摘要:
I will discuss some recent results on how higher-order interactions shape collective dynamics. For example, do higher-order interactions promote synchronization? What role does the hypergraph structure play? In the other direction, I will discuss how to infer hypergraphs from time-series data and demonstrate its applications in neuroscience. For example, how important are higher-order interactions in the brain? How do we know when are network models adequate and when are they not?
报告人简介:
Dr. Zhang is an Omidyar Fellow at the Santa Fe Institute. Before that, he was a Schmidt Science Fellow at Cornell working with Steven Strogatz. He received his Ph.D. in Physics from Northwestern University and his B.Sc. in Mathematics from Zhejiang University. His research focuses on developing mathematical and computational tools for the study of complex systems, especially using techniques from dynamical systems, network theory, data science, and machine learning.
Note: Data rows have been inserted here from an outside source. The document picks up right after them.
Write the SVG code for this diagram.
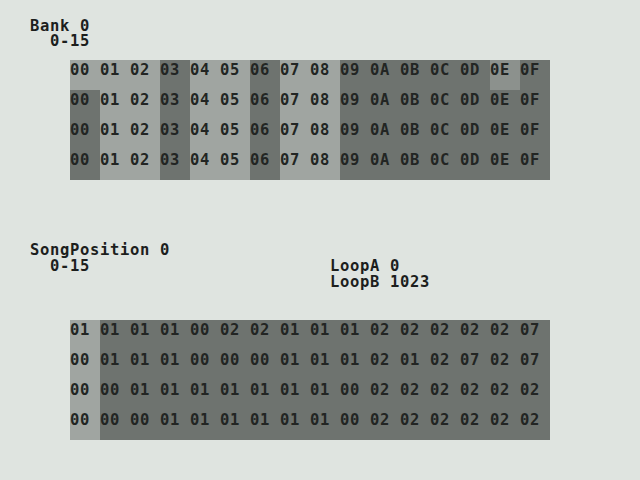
<svg xmlns="http://www.w3.org/2000/svg" width="640" height="480" viewBox="0 0 640 480">
<style>
.bg{fill:#dfe4e0}
.lt{fill:#a0a5a1}
.dk{fill:#6e736f}
.md{fill:#8c918d}
text{font-family:"DejaVu Sans Mono","Liberation Mono",monospace;font-size:15.5px;letter-spacing:0.67px;font-weight:bold;fill:#222523}
.lb{fill:#1c1e1d}
</style>
<rect class="bg" x="0" y="0" width="640" height="480"/>
<g id="bank-label">
<text class="lb" x="30" y="31">Bank 0</text>
<text class="lb" x="50" y="46">0-15</text>
</g>
<g id="bank-grid">
<rect class="dk" x="70" y="60" width="480" height="120"/>
<rect class="lt" x="70" y="60" width="90" height="30"/>
<rect class="lt" x="100" y="90" width="60" height="90"/>
<rect class="lt" x="190" y="60" width="60" height="120"/>
<rect class="lt" x="280" y="60" width="60" height="120"/>
<rect class="md" x="490" y="60" width="30" height="30"/>
<text x="70" y="75">00 01 02 03 04 05 06 07 08 09 0A 0B 0C 0D 0E 0F</text>
<text x="70" y="105">00 01 02 03 04 05 06 07 08 09 0A 0B 0C 0D 0E 0F</text>
<text x="70" y="135">00 01 02 03 04 05 06 07 08 09 0A 0B 0C 0D 0E 0F</text>
<text x="70" y="165">00 01 02 03 04 05 06 07 08 09 0A 0B 0C 0D 0E 0F</text>
</g>
<g id="song-label">
<text class="lb" x="30" y="255">SongPosition 0</text>
<text class="lb" x="50" y="271">0-15</text>
</g>
<g id="loop-label">
<text class="lb" x="330" y="271">LoopA 0</text>
<text class="lb" x="330" y="287">LoopB 1023</text>
</g>
<g id="song-grid">
<rect class="dk" x="70" y="320" width="480" height="120"/>
<rect class="lt" x="70" y="320" width="30" height="120"/>
<text x="70" y="335">01 01 01 01 00 02 02 01 01 01 02 02 02 02 02 07</text>
<text x="70" y="365">00 01 01 01 00 00 00 01 01 01 02 01 02 07 02 07</text>
<text x="70" y="395">00 00 01 01 01 01 01 01 01 00 02 02 02 02 02 02</text>
<text x="70" y="425">00 00 00 01 01 01 01 01 01 00 02 02 02 02 02 02</text>
</g>
<g id="connectors"></g>
</svg>
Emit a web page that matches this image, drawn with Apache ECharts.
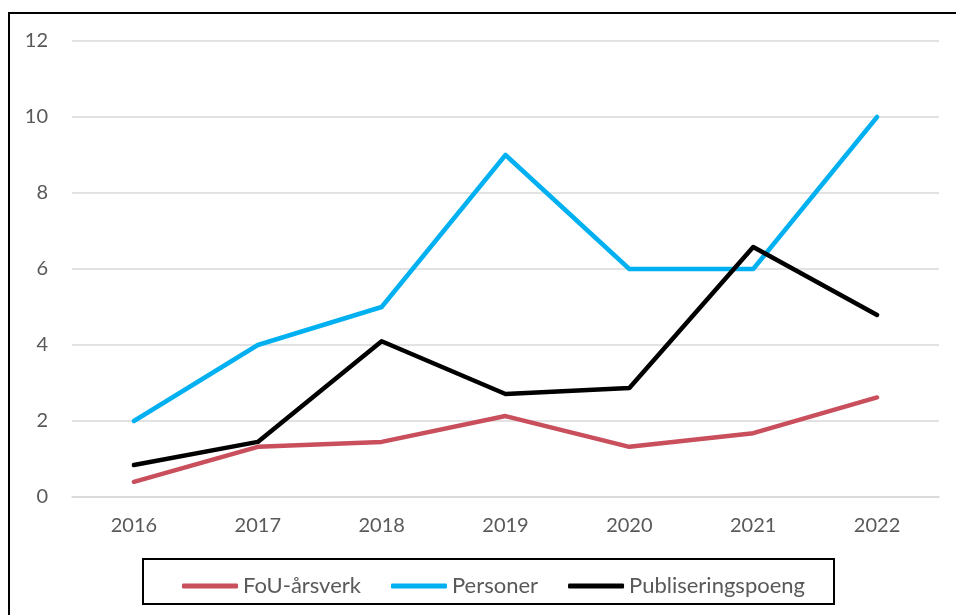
<!DOCTYPE html>
<html>
<head>
<meta charset="utf-8">
<script src="https://cdn.jsdelivr.net/npm/echarts@6/dist/echarts.min.js"></script>
<style>
html, body { margin: 0; padding: 0; background: #fff; }
#chart { width: 956px; height: 615px; }
</style>
</head>
<body>
<div id="chart"></div>
<script>
var years = ['2016', '2017', '2018', '2019', '2020', '2021', '2022'];
var fouAarsverk = [0.4, 1.32, 1.45, 2.13, 1.32, 1.68, 2.62];
var personer = [2, 4, 5, 9, 6, 6, 10];
var publiseringspoeng = [0.84, 1.45, 4.1, 2.71, 2.87, 6.58, 4.79];

var labelColor = '#595959';
var font = 'Lato';

function lineSeries(name, data, color) {
    return {
        name: name,
        type: 'line',
        data: data,
        symbol: 'none',
        lineStyle: { color: color, width: 4.5, cap: 'round', join: 'round' },
        itemStyle: { color: color }
    };
}

var myChart = echarts.init(document.getElementById('chart'));
var option = {
    animation: false,
    graphic: [
        {
            type: 'rect',
            shape: { x: 9, y: 13, width: 960, height: 620 },
            style: { fill: 'none', stroke: '#000', lineWidth: 2 }
        },
        {
            type: 'rect',
            shape: { x: 143, y: 559, width: 691, height: 45 },
            style: { fill: 'none', stroke: '#000', lineWidth: 2 }
        }
    ],
    grid: { left: 72, right: 17, top: 41, bottom: 118 },
    legend: {
        left: 177,
        top: 570,
        icon: 'roundRect',
        itemWidth: 56,
        itemHeight: 5,
        itemGap: 30,
        textStyle: { color: labelColor, fontSize: 22, fontFamily: font }
    },
    xAxis: {
        type: 'category',
        data: years,
        boundaryGap: true,
        axisLine: { lineStyle: { color: '#d9d9d9', width: 1.5 } },
        axisTick: { show: false },
        axisLabel: { color: labelColor, fontSize: 20, fontFamily: font, margin: 19 }
    },
    yAxis: {
        type: 'value',
        min: 0,
        max: 12,
        interval: 2,
        axisLine: { show: false },
        axisTick: { show: false },
        splitLine: { lineStyle: { color: '#d9d9d9', width: 1.5 } },
        axisLabel: { color: labelColor, fontSize: 20, fontFamily: font, margin: 24 }
    },
    series: [
        lineSeries('FoU-årsverk', fouAarsverk, '#c94f5c'),
        lineSeries('Personer', personer, '#00b0f0'),
        lineSeries('Publiseringspoeng', publiseringspoeng, '#000000')
    ]
};
myChart.setOption(option);
</script>
</body>
</html>
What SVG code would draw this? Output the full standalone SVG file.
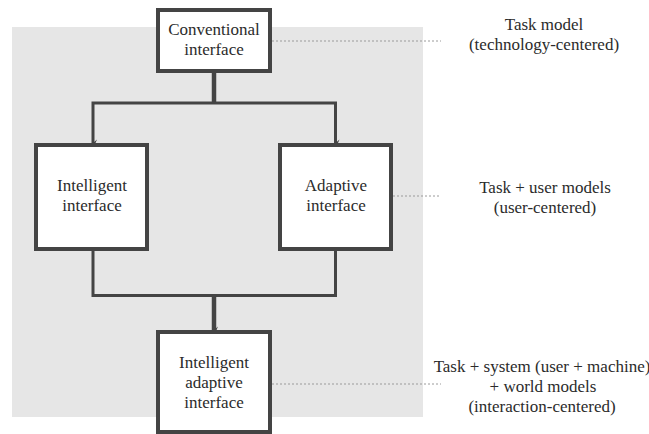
<svg xmlns="http://www.w3.org/2000/svg" width="649" height="434" viewBox="0 0 649 434">
  <defs>
    <style>
      .box { fill: #ffffff; stroke: #444444; stroke-width: 4; }
      .lbl { font-family: 'Liberation Serif', 'DejaVu Serif', serif; font-size: 17px; fill: #2b2b2b; text-anchor: middle; }
      .wire { fill: none; stroke: #444444; stroke-width: 3; }
      .trunk { fill: none; stroke: #444444; stroke-width: 4.5; }
      .guide { fill: none; stroke: #9a9a9a; stroke-width: 1; stroke-dasharray: 2 2; }
    </style>
    <marker id="tip" viewBox="0 0 8 8" refX="4" refY="7" markerWidth="8" markerHeight="8" markerUnits="userSpaceOnUse" orient="auto-start-reverse">
      <path d="M0.5,3 L4,7 L7.5,3 L4,4.5 Z" fill="#444444"/>
    </marker>
  </defs>

  <!-- shaded panel behind the interface hierarchy -->
  <rect x="12" y="27" width="411" height="390" fill="#e6e6e6"/>

  <!-- dotted leader lines to the model descriptions -->
  <g id="leaders">
    <line class="guide" x1="272" y1="41" x2="441" y2="41"/>
    <line class="guide" x1="393" y1="196" x2="441" y2="196"/>
    <line class="guide" x1="272" y1="384" x2="441" y2="384"/>
  </g>

  <!-- connectors -->
  <g id="connectors">
    <line class="trunk" x1="214" y1="73" x2="214" y2="103"/>
    <path class="wire" d="M93,143 V103 H335.5 V143" marker-start="url(#tip)" marker-end="url(#tip)"/>
    <path class="wire" d="M93,251 V295.5 H335.5 V251"/>
    <line class="trunk" x1="214" y1="295.5" x2="214" y2="330" marker-end="url(#tip)"/>
  </g>

  <g id="conventional">
    <rect class="box" x="158" y="10" width="112" height="61"/>
    <text class="lbl" x="214" y="35">Conventional</text>
    <text class="lbl" x="214" y="55">interface</text>
  </g>

  <g id="intelligent">
    <rect class="box" x="36" y="145" width="111" height="104"/>
    <text class="lbl" x="92" y="191">Intelligent</text>
    <text class="lbl" x="92" y="211">interface</text>
  </g>

  <g id="adaptive">
    <rect class="box" x="280" y="145" width="111" height="104"/>
    <text class="lbl" x="336" y="191">Adaptive</text>
    <text class="lbl" x="336" y="211">interface</text>
  </g>

  <g id="intelligent-adaptive">
    <rect class="box" x="158" y="332" width="112" height="100"/>
    <text class="lbl" x="214" y="368">Intelligent</text>
    <text class="lbl" x="214" y="388">adaptive</text>
    <text class="lbl" x="214" y="408">interface</text>
  </g>

  <g id="task-model">
    <text class="lbl" x="544" y="30">Task model</text>
    <text class="lbl" x="544" y="50">(technology-centered)</text>
  </g>

  <g id="task-user-models">
    <text class="lbl" x="545" y="193">Task + user models</text>
    <text class="lbl" x="545" y="213">(user-centered)</text>
  </g>

  <g id="task-system-world-models">
    <text class="lbl" x="542" y="372">Task + system (user + machine)</text>
    <text class="lbl" x="543" y="392">+ world models</text>
    <text class="lbl" x="542" y="412">(interaction-centered)</text>
  </g>
</svg>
He applies these tools to understand the behavior of complex systems that are often nonlinear and high-dimensional, which includes questions in mathematical biology (how do circadian clocks re-synchronize as we recover from jet lag?), neuroscience (how important are nonpairwise interactions in shaping macroscopic brain dynamics?), data-driven modeling (when can digital twins generalize to previously unseen conditions?), and scientific machine learning (is zero-shot forecasting of chaotic systems possible?). Some topics he worked on recently include high-dimensional basins in multistable systems, dynamics and inference on higher-order networks, and out-of-distribution generalization in neural networks.